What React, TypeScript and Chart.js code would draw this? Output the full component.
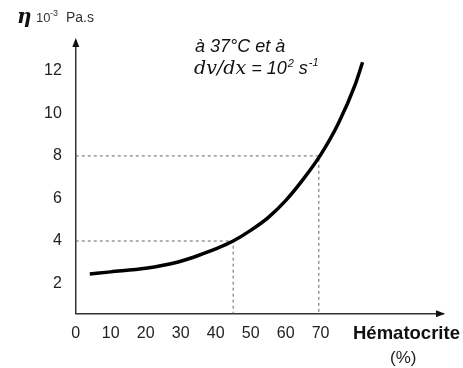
import React, { useEffect, useRef } from "react";
import { Chart, registerables } from "chart.js";

Chart.register(...registerables);

const hematocrit = [4, 10, 20, 25, 30, 35, 40, 45, 50, 55, 60, 65, 70, 75, 80, 82];
const viscosity = [2.45, 2.55, 2.72, 2.86, 3.05, 3.32, 3.63, 4.0, 4.5, 5.1, 5.9, 6.9, 8.05, 9.5, 11.4, 12.4];
const xTickValues = [0, 10, 20, 30, 40, 50, 60, 70];
const yTickValues = [2, 4, 6, 8, 10, 12];
const refX = [45, 69.5];
const refY = [4, 8];
const X_MIN = 0;
const X_MAX = 105;
const Y_MIN = 0.58;
const Y_MAX = 13.4;

const decorPlugin = {
  id: "decor",
  afterDraw(chart: any) {
    const ctx = chart.ctx;
    const a = chart.chartArea;
    ctx.save();
    ctx.fillStyle = "#111";
    // y arrow
    ctx.beginPath();
    ctx.moveTo(a.left, a.top - 3);
    ctx.lineTo(a.left - 3.5, a.top + 6);
    ctx.lineTo(a.left + 3.5, a.top + 6);
    ctx.closePath();
    ctx.fill();
    // x arrow
    ctx.beginPath();
    ctx.moveTo(a.right + 2, a.bottom);
    ctx.lineTo(a.right - 7, a.bottom - 3.5);
    ctx.lineTo(a.right - 7, a.bottom + 3.5);
    ctx.closePath();
    ctx.fill();

    // y title
    ctx.fillStyle = "#111";
    ctx.textBaseline = "alphabetic";
    ctx.textAlign = "left";
    ctx.font = "italic bold 20px 'DejaVu Serif'";
    ctx.fillText("η", 17, 23);
    ctx.fillStyle = "#333";
    ctx.font = "13px 'Liberation Sans'";
    ctx.fillText("10", 36, 22);
    ctx.font = "9px 'Liberation Sans'";
    ctx.fillText("-3", 50, 16);
    ctx.font = "14px 'Liberation Sans'";
    ctx.fillText("Pa.s", 66, 22);

    // x title
    ctx.fillStyle = "#111";
    ctx.font = "bold 18.5px 'Liberation Sans'";
    ctx.textBaseline = "middle";
    ctx.fillText("Hématocrite", 353, 334);
    ctx.font = "17px 'Liberation Sans'";
    ctx.fillStyle = "#222";
    ctx.fillText("(%)", 390, 358);

    // annotation
    ctx.fillStyle = "#111";
    ctx.font = "italic 18px 'Liberation Sans'";
    ctx.fillText("à 37°C et à", 195, 47);
    ctx.font = "italic 19px 'DejaVu Serif'";
    ctx.fillText("dv/dx", 194, 69);
    let w = ctx.measureText("dv/dx").width - 1;
    ctx.font = "italic 18px 'Liberation Sans'";
    const p1 = " = 10";
    ctx.fillText(p1, 195 + w, 69);
    w += ctx.measureText(p1).width;
    ctx.font = "italic 11px 'Liberation Sans'";
    ctx.fillText("2", 196 + w, 64);
    w += ctx.measureText("2").width + 1;
    ctx.font = "italic 18px 'Liberation Sans'";
    ctx.fillText(" s", 195 + w, 69);
    w += ctx.measureText(" s").width;
    ctx.font = "italic 11px 'Liberation Sans'";
    ctx.fillText("-1", 196 + w, 63);
    ctx.restore();
  },
};

export default function App() {
  const ref = useRef<HTMLCanvasElement | null>(null);
  useEffect(() => {
    if (!ref.current) return;
    const dashStyle = {
      borderColor: "#666",
      borderWidth: 1,
      borderDash: [3, 3],
      pointRadius: 0,
      tension: 0,
      fill: false,
    };
    const chart = new Chart(ref.current, {
      type: "line",
      data: {
        datasets: [
          {
            data: hematocrit.map((x, i) => ({ x, y: viscosity[i] })),
            borderColor: "#000",
            borderWidth: 3.5,
            pointRadius: 0,
            cubicInterpolationMode: "monotone",
            fill: false,
          },
          {
            ...dashStyle,
            data: [
              { x: X_MIN, y: refY[0] },
              { x: refX[0], y: refY[0] },
              { x: refX[0], y: Y_MIN },
            ],
          },
          {
            ...dashStyle,
            data: [
              { x: X_MIN, y: refY[1] },
              { x: refX[1], y: refY[1] },
              { x: refX[1], y: Y_MIN },
            ],
          },
        ],
      },
      options: {
        animation: false,
        responsive: false,
        maintainAspectRatio: false,
        layout: { padding: { left: 30, right: 20, top: 41, bottom: 15 } },
        plugins: { legend: { display: false }, tooltip: { enabled: false } },
        scales: {
          x: {
            type: "linear",
            min: X_MIN,
            max: X_MAX,
            grid: { display: false, drawTicks: false },
            border: { display: true, color: "#333", width: 1.5 },
            afterBuildTicks: (s: any) => {
              s.ticks = xTickValues.map((v) => ({ value: v }));
            },
            ticks: {
              padding: 10,
              color: "#222",
              font: { family: "'Liberation Sans'", size: 16 },
              maxRotation: 0,
              autoSkip: false,
            },
          },
          y: {
            type: "linear",
            min: Y_MIN,
            max: Y_MAX,
            grid: { display: false, drawTicks: false },
            border: { display: true, color: "#333", width: 1.5 },
            afterBuildTicks: (s: any) => {
              s.ticks = yTickValues.map((v) => ({ value: v }));
            },
            ticks: {
              padding: 14,
              color: "#222",
              font: { family: "'Liberation Sans'", size: 16 },
              autoSkip: false,
            },
          },
        },
      },
      plugins: [decorPlugin],
    } as any);
    return () => chart.destroy();
  }, []);
  return (
    <div style={{ position: "fixed", left: 0, top: 0, width: 463, height: 368, background: "#fff" }}>
      <canvas ref={ref} width={463} height={368} style={{ width: 463, height: 368 }} />
    </div>
  );
}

__Written exercise__
Copy out each line word for word, please, skipping the images.

__Full solution__
What React, TypeScript and Chart.js code would draw this? Output the full component.
import React, { useEffect, useRef } from "react";
import { Chart, registerables } from "chart.js";

Chart.register(...registerables);

const hematocrit = [4, 10, 20, 25, 30, 35, 40, 45, 50, 55, 60, 65, 70, 75, 80, 82];
const viscosity = [2.45, 2.55, 2.72, 2.86, 3.05, 3.32, 3.63, 4.0, 4.5, 5.1, 5.9, 6.9, 8.05, 9.5, 11.4, 12.4];
const xTickValues = [0, 10, 20, 30, 40, 50, 60, 70];
const yTickValues = [2, 4, 6, 8, 10, 12];
const refX = [45, 69.5];
const refY = [4, 8];
const X_MIN = 0;
const X_MAX = 105;
const Y_MIN = 0.58;
const Y_MAX = 13.4;

const decorPlugin = {
  id: "decor",
  afterDraw(chart: any) {
    const ctx = chart.ctx;
    const a = chart.chartArea;
    ctx.save();
    ctx.fillStyle = "#111";
    // y arrow
    ctx.beginPath();
    ctx.moveTo(a.left, a.top - 3);
    ctx.lineTo(a.left - 3.5, a.top + 6);
    ctx.lineTo(a.left + 3.5, a.top + 6);
    ctx.closePath();
    ctx.fill();
    // x arrow
    ctx.beginPath();
    ctx.moveTo(a.right + 2, a.bottom);
    ctx.lineTo(a.right - 7, a.bottom - 3.5);
    ctx.lineTo(a.right - 7, a.bottom + 3.5);
    ctx.closePath();
    ctx.fill();

    // y title
    ctx.fillStyle = "#111";
    ctx.textBaseline = "alphabetic";
    ctx.textAlign = "left";
    ctx.font = "italic bold 20px 'DejaVu Serif'";
    ctx.fillText("η", 17, 23);
    ctx.fillStyle = "#333";
    ctx.font = "13px 'Liberation Sans'";
    ctx.fillText("10", 36, 22);
    ctx.font = "9px 'Liberation Sans'";
    ctx.fillText("-3", 50, 16);
    ctx.font = "14px 'Liberation Sans'";
    ctx.fillText("Pa.s", 66, 22);

    // x title
    ctx.fillStyle = "#111";
    ctx.font = "bold 18.5px 'Liberation Sans'";
    ctx.textBaseline = "middle";
    ctx.fillText("Hématocrite", 353, 334);
    ctx.font = "17px 'Liberation Sans'";
    ctx.fillStyle = "#222";
    ctx.fillText("(%)", 390, 358);

    // annotation
    ctx.fillStyle = "#111";
    ctx.font = "italic 18px 'Liberation Sans'";
    ctx.fillText("à 37°C et à", 195, 47);
    ctx.font = "italic 19px 'DejaVu Serif'";
    ctx.fillText("dv/dx", 194, 69);
    let w = ctx.measureText("dv/dx").width - 1;
    ctx.font = "italic 18px 'Liberation Sans'";
    const p1 = " = 10";
    ctx.fillText(p1, 195 + w, 69);
    w += ctx.measureText(p1).width;
    ctx.font = "italic 11px 'Liberation Sans'";
    ctx.fillText("2", 196 + w, 64);
    w += ctx.measureText("2").width + 1;
    ctx.font = "italic 18px 'Liberation Sans'";
    ctx.fillText(" s", 195 + w, 69);
    w += ctx.measureText(" s").width;
    ctx.font = "italic 11px 'Liberation Sans'";
    ctx.fillText("-1", 196 + w, 63);
    ctx.restore();
  },
};

export default function App() {
  const ref = useRef<HTMLCanvasElement | null>(null);
  useEffect(() => {
    if (!ref.current) return;
    const dashStyle = {
      borderColor: "#666",
      borderWidth: 1,
      borderDash: [3, 3],
      pointRadius: 0,
      tension: 0,
      fill: false,
    };
    const chart = new Chart(ref.current, {
      type: "line",
      data: {
        datasets: [
          {
            data: hematocrit.map((x, i) => ({ x, y: viscosity[i] })),
            borderColor: "#000",
            borderWidth: 3.5,
            pointRadius: 0,
            cubicInterpolationMode: "monotone",
            fill: false,
          },
          {
            ...dashStyle,
            data: [
              { x: X_MIN, y: refY[0] },
              { x: refX[0], y: refY[0] },
              { x: refX[0], y: Y_MIN },
            ],
          },
          {
            ...dashStyle,
            data: [
              { x: X_MIN, y: refY[1] },
              { x: refX[1], y: refY[1] },
              { x: refX[1], y: Y_MIN },
            ],
          },
        ],
      },
      options: {
        animation: false,
        responsive: false,
        maintainAspectRatio: false,
        layout: { padding: { left: 30, right: 20, top: 41, bottom: 15 } },
        plugins: { legend: { display: false }, tooltip: { enabled: false } },
        scales: {
          x: {
            type: "linear",
            min: X_MIN,
            max: X_MAX,
            grid: { display: false, drawTicks: false },
            border: { display: true, color: "#333", width: 1.5 },
            afterBuildTicks: (s: any) => {
              s.ticks = xTickValues.map((v) => ({ value: v }));
            },
            ticks: {
              padding: 10,
              color: "#222",
              font: { family: "'Liberation Sans'", size: 16 },
              maxRotation: 0,
              autoSkip: false,
            },
          },
          y: {
            type: "linear",
            min: Y_MIN,
            max: Y_MAX,
            grid: { display: false, drawTicks: false },
            border: { display: true, color: "#333", width: 1.5 },
            afterBuildTicks: (s: any) => {
              s.ticks = yTickValues.map((v) => ({ value: v }));
            },
            ticks: {
              padding: 14,
              color: "#222",
              font: { family: "'Liberation Sans'", size: 16 },
              autoSkip: false,
            },
          },
        },
      },
      plugins: [decorPlugin],
    } as any);
    return () => chart.destroy();
  }, []);
  return (
    <div style={{ position: "fixed", left: 0, top: 0, width: 463, height: 368, background: "#fff" }}>
      <canvas ref={ref} width={463} height={368} style={{ width: 463, height: 368 }} />
    </div>
  );
}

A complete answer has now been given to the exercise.